>> Start Data lines

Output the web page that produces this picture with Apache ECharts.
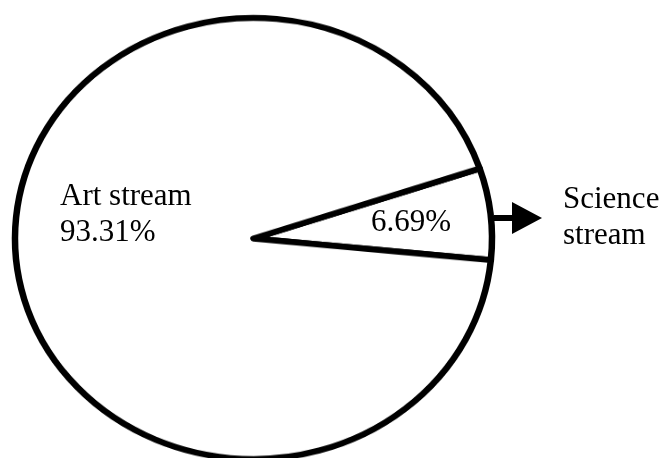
<!DOCTYPE html>
<html>
<head>
<meta charset="utf-8">
<script src="https://cdn.jsdelivr.net/npm/echarts@6/dist/echarts.min.js"></script>
<style>
html,body{margin:0;padding:0;background:#fff;}
#wrap{position:relative;width:664px;height:458px;overflow:hidden;background:#fff;}
#pie{position:absolute;left:0;top:-40px;width:664px;height:580px;transform:scaleY(0.925);transform-origin:0 278.5px;}
#labels{position:absolute;left:0;top:0;width:664px;height:458px;}
</style>
</head>
<body>
<div id="wrap">
  <div id="pie"></div>
  <div id="labels"></div>
</div>
<script>
// Data
const categories = ['Science stream', 'Art stream'];
const percentages = [6.69, 93.31];

const FONT = "'Liberation Serif', 'Times New Roman', serif";
const pieData = categories.map((c, i) => ({ name: c, value: percentages[i] }));

const radius = 238.5;
const startAngle = 18.5;

// Pie outline (drawn circular, shown slightly flattened like the scanned original)
const pieChart = echarts.init(document.getElementById('pie'), null, { renderer: 'canvas' });
pieChart.setOption({
  animation: false,
  series: [{
    type: 'pie',
    center: [253.5, 278.5],
    radius: radius,
    startAngle: startAngle,
    clockwise: true,
    silent: true,
    data: pieData,
    itemStyle: { color: '#fff', borderColor: '#000', borderWidth: 6.5, borderJoin: 'round' },
    label: { show: false },
    labelLine: { show: false }
  }]
});

// label positions (pixels)
const labelPos = {
  'Science stream': [
    { x: 411, y: 223, align: 'center' },
    { x: 563, y: 218, align: 'left' }
  ],
  'Art stream': [
    { x: 60, y: 215, align: 'left' },
    null
  ]
};

const labelChart = echarts.init(document.getElementById('labels'), null, { renderer: 'canvas' });
const labelSeries = (k, fmt) => ({
  type: 'pie',
  center: [253.5, 238.5],
  radius: radius,
  startAngle: startAngle,
  clockwise: true,
  silent: true,
  data: pieData,
  itemStyle: { color: 'rgba(0,0,0,0)', borderWidth: 0 },
  label: {
    show: true,
    position: 'inside',
    color: '#000',
    fontFamily: FONT,
    fontSize: 31,
    lineHeight: 36,
    formatter: fmt
  },
  labelLine: { show: false },
  labelLayout: p => {
    const pos = labelPos[categories[p.dataIndex]][k];
    if (!pos) return {};
    return { x: pos.x, y: pos.y, align: pos.align, verticalAlign: 'middle' };
  }
});
labelChart.setOption({
  backgroundColor: 'transparent',
  animation: false,
  series: [
    labelSeries(0, p => p.name === 'Art stream'
      ? p.name + '\n' + p.value.toFixed(2) + '%'
      : p.value.toFixed(2) + '%'),
    labelSeries(1, p => labelPos[p.name][1] ? p.name.replace(' ', '\n') : '')
  ],
  graphic: [
    { type: 'rect', shape: { x: 494, y: 215, width: 20, height: 6 }, style: { fill: '#000' }, z: 10 },
    { type: 'polygon', shape: { points: [[512, 202], [542, 218], [512, 234]] }, style: { fill: '#000' }, z: 10 }
  ]
});
</script>
</body>
</html>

>> End Data lines

### Task directions
Write the listing above out again exactly, dropping each image.

### Result for this task
Output the web page that produces this picture with Apache ECharts.
<!DOCTYPE html>
<html>
<head>
<meta charset="utf-8">
<script src="https://cdn.jsdelivr.net/npm/echarts@6/dist/echarts.min.js"></script>
<style>
html,body{margin:0;padding:0;background:#fff;}
#wrap{position:relative;width:664px;height:458px;overflow:hidden;background:#fff;}
#pie{position:absolute;left:0;top:-40px;width:664px;height:580px;transform:scaleY(0.925);transform-origin:0 278.5px;}
#labels{position:absolute;left:0;top:0;width:664px;height:458px;}
</style>
</head>
<body>
<div id="wrap">
  <div id="pie"></div>
  <div id="labels"></div>
</div>
<script>
// Data
const categories = ['Science stream', 'Art stream'];
const percentages = [6.69, 93.31];

const FONT = "'Liberation Serif', 'Times New Roman', serif";
const pieData = categories.map((c, i) => ({ name: c, value: percentages[i] }));

const radius = 238.5;
const startAngle = 18.5;

// Pie outline (drawn circular, shown slightly flattened like the scanned original)
const pieChart = echarts.init(document.getElementById('pie'), null, { renderer: 'canvas' });
pieChart.setOption({
  animation: false,
  series: [{
    type: 'pie',
    center: [253.5, 278.5],
    radius: radius,
    startAngle: startAngle,
    clockwise: true,
    silent: true,
    data: pieData,
    itemStyle: { color: '#fff', borderColor: '#000', borderWidth: 6.5, borderJoin: 'round' },
    label: { show: false },
    labelLine: { show: false }
  }]
});

// label positions (pixels)
const labelPos = {
  'Science stream': [
    { x: 411, y: 223, align: 'center' },
    { x: 563, y: 218, align: 'left' }
  ],
  'Art stream': [
    { x: 60, y: 215, align: 'left' },
    null
  ]
};

const labelChart = echarts.init(document.getElementById('labels'), null, { renderer: 'canvas' });
const labelSeries = (k, fmt) => ({
  type: 'pie',
  center: [253.5, 238.5],
  radius: radius,
  startAngle: startAngle,
  clockwise: true,
  silent: true,
  data: pieData,
  itemStyle: { color: 'rgba(0,0,0,0)', borderWidth: 0 },
  label: {
    show: true,
    position: 'inside',
    color: '#000',
    fontFamily: FONT,
    fontSize: 31,
    lineHeight: 36,
    formatter: fmt
  },
  labelLine: { show: false },
  labelLayout: p => {
    const pos = labelPos[categories[p.dataIndex]][k];
    if (!pos) return {};
    return { x: pos.x, y: pos.y, align: pos.align, verticalAlign: 'middle' };
  }
});
labelChart.setOption({
  backgroundColor: 'transparent',
  animation: false,
  series: [
    labelSeries(0, p => p.name === 'Art stream'
      ? p.name + '\n' + p.value.toFixed(2) + '%'
      : p.value.toFixed(2) + '%'),
    labelSeries(1, p => labelPos[p.name][1] ? p.name.replace(' ', '\n') : '')
  ],
  graphic: [
    { type: 'rect', shape: { x: 494, y: 215, width: 20, height: 6 }, style: { fill: '#000' }, z: 10 },
    { type: 'polygon', shape: { points: [[512, 202], [542, 218], [512, 234]] }, style: { fill: '#000' }, z: 10 }
  ]
});
</script>
</body>
</html>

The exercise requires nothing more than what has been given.